━━━ Collected data

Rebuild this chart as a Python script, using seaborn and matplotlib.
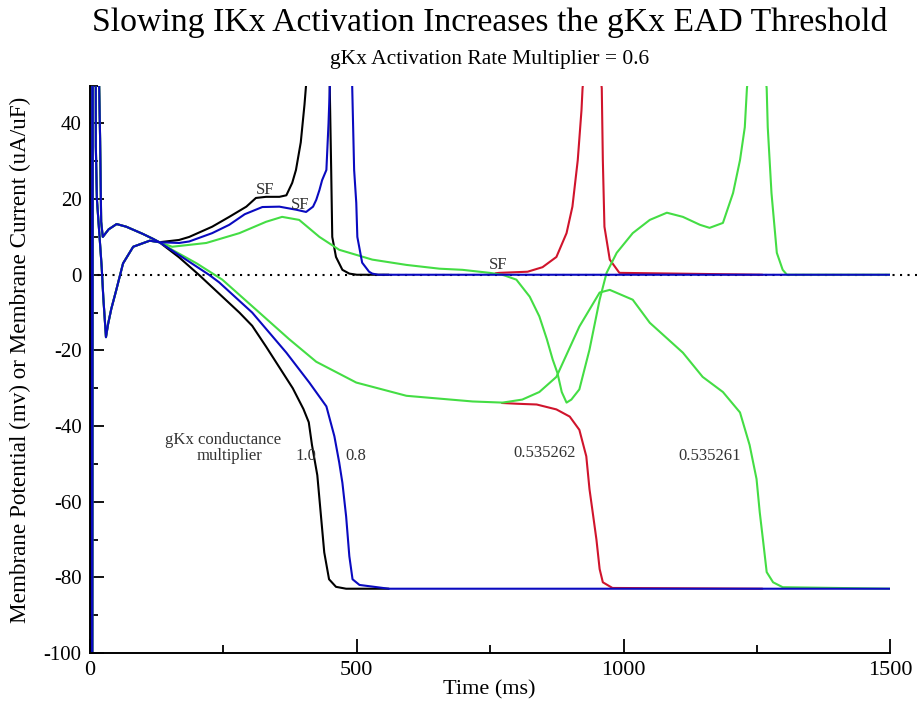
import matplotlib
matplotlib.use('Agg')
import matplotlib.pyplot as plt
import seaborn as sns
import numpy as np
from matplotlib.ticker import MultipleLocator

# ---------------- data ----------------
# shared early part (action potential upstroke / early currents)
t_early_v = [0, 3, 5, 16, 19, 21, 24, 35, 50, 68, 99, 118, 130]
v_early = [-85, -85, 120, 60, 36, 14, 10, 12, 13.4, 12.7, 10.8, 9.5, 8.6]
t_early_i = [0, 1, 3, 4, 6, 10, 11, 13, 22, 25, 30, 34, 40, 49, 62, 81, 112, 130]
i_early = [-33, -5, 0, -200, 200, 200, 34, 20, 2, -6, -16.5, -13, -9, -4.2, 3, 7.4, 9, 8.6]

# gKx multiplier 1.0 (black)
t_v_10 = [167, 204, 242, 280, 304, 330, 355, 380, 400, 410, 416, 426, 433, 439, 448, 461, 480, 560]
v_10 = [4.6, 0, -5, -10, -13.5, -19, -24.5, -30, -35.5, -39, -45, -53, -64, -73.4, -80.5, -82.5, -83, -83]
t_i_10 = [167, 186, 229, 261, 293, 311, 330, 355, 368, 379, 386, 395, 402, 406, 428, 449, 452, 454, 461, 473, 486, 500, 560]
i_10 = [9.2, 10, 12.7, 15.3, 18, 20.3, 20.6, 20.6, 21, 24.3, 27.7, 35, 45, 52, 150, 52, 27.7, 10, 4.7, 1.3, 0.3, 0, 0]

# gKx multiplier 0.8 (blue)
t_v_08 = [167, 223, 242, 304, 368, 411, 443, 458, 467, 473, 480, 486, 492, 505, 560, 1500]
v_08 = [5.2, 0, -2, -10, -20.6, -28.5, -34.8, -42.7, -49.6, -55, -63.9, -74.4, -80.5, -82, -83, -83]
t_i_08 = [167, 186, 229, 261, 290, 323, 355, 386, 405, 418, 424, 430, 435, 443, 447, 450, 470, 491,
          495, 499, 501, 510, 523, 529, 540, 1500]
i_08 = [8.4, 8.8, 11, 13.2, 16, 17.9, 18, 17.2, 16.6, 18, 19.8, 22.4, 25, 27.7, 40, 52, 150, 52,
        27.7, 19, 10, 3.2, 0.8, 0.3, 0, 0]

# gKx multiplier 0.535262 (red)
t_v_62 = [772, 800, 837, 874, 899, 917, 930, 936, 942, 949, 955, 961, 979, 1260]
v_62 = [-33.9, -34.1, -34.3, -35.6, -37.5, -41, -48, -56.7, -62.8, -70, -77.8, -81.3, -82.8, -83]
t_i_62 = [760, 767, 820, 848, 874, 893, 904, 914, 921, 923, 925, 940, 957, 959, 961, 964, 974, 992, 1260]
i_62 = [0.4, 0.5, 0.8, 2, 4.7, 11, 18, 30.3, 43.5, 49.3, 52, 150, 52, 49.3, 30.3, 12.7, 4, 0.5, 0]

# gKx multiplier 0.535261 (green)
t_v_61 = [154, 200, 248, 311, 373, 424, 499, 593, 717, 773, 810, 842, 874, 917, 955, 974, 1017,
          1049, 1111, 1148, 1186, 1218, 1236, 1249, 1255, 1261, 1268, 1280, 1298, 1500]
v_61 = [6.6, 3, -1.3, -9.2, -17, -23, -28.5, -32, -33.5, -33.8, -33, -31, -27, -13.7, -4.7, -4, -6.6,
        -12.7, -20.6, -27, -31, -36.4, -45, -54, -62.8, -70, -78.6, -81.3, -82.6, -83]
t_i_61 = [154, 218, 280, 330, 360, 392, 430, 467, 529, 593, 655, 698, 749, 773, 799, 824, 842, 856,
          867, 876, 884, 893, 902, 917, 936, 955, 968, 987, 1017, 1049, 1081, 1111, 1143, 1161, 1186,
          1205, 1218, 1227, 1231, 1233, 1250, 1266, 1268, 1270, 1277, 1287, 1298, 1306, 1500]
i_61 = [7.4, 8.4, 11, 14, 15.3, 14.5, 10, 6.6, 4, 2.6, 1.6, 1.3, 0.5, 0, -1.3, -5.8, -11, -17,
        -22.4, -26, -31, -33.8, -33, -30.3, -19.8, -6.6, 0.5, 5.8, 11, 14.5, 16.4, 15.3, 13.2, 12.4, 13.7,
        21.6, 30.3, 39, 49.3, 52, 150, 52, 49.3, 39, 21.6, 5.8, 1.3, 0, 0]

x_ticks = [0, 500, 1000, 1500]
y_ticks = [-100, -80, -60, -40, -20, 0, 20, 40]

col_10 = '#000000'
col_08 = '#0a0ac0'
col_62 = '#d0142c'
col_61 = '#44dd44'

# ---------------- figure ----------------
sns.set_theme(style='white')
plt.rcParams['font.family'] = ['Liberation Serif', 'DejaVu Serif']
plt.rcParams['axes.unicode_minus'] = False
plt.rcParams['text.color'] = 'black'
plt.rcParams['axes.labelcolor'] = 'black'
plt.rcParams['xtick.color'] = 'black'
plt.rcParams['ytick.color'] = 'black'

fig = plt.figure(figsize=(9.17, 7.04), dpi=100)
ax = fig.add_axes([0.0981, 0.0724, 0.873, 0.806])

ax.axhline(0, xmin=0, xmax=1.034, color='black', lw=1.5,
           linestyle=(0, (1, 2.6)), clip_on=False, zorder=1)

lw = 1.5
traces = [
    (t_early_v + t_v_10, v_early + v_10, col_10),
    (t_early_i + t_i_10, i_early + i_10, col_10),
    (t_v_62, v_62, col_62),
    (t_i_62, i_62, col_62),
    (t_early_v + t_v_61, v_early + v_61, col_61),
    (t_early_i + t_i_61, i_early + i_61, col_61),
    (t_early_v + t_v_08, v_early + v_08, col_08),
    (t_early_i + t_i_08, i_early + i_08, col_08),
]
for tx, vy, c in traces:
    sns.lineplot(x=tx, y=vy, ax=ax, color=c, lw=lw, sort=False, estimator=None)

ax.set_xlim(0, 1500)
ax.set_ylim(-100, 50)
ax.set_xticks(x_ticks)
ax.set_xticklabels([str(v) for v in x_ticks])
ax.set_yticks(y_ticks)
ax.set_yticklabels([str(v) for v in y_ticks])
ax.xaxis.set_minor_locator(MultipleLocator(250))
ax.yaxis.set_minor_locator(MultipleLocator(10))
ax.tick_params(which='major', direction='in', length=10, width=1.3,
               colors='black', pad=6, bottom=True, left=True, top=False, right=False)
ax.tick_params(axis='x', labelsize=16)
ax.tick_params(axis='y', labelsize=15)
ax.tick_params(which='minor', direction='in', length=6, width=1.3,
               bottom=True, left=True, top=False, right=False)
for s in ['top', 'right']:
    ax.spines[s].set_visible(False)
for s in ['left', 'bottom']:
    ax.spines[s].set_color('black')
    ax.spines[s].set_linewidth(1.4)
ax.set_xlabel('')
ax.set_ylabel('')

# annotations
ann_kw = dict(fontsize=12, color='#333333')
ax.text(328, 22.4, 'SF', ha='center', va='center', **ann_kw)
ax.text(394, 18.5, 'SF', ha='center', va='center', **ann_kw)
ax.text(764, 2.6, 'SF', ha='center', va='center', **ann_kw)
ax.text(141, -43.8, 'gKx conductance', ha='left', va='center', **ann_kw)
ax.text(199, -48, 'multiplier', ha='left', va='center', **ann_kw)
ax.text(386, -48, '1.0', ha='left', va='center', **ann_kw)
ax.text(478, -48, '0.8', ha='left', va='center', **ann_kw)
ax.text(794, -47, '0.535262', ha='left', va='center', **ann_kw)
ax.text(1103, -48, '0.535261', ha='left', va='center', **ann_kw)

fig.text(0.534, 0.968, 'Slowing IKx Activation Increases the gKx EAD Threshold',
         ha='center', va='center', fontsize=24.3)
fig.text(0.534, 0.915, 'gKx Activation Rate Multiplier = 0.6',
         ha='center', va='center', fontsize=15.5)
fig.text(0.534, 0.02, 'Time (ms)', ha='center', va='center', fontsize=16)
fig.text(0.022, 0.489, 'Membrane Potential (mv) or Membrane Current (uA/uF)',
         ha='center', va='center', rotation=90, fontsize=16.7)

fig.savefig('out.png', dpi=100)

━━━━━━

**Written request:** Begin at the first line of the data above and repeat each line exactly, stopping after the line containing "from matplotlib.ticker import MultipleLocator". Omit the pictures.

**Correct response:**
Rebuild this chart as a Python script, using seaborn and matplotlib.
import matplotlib
matplotlib.use('Agg')
import matplotlib.pyplot as plt
import seaborn as sns
import numpy as np
from matplotlib.ticker import MultipleLocator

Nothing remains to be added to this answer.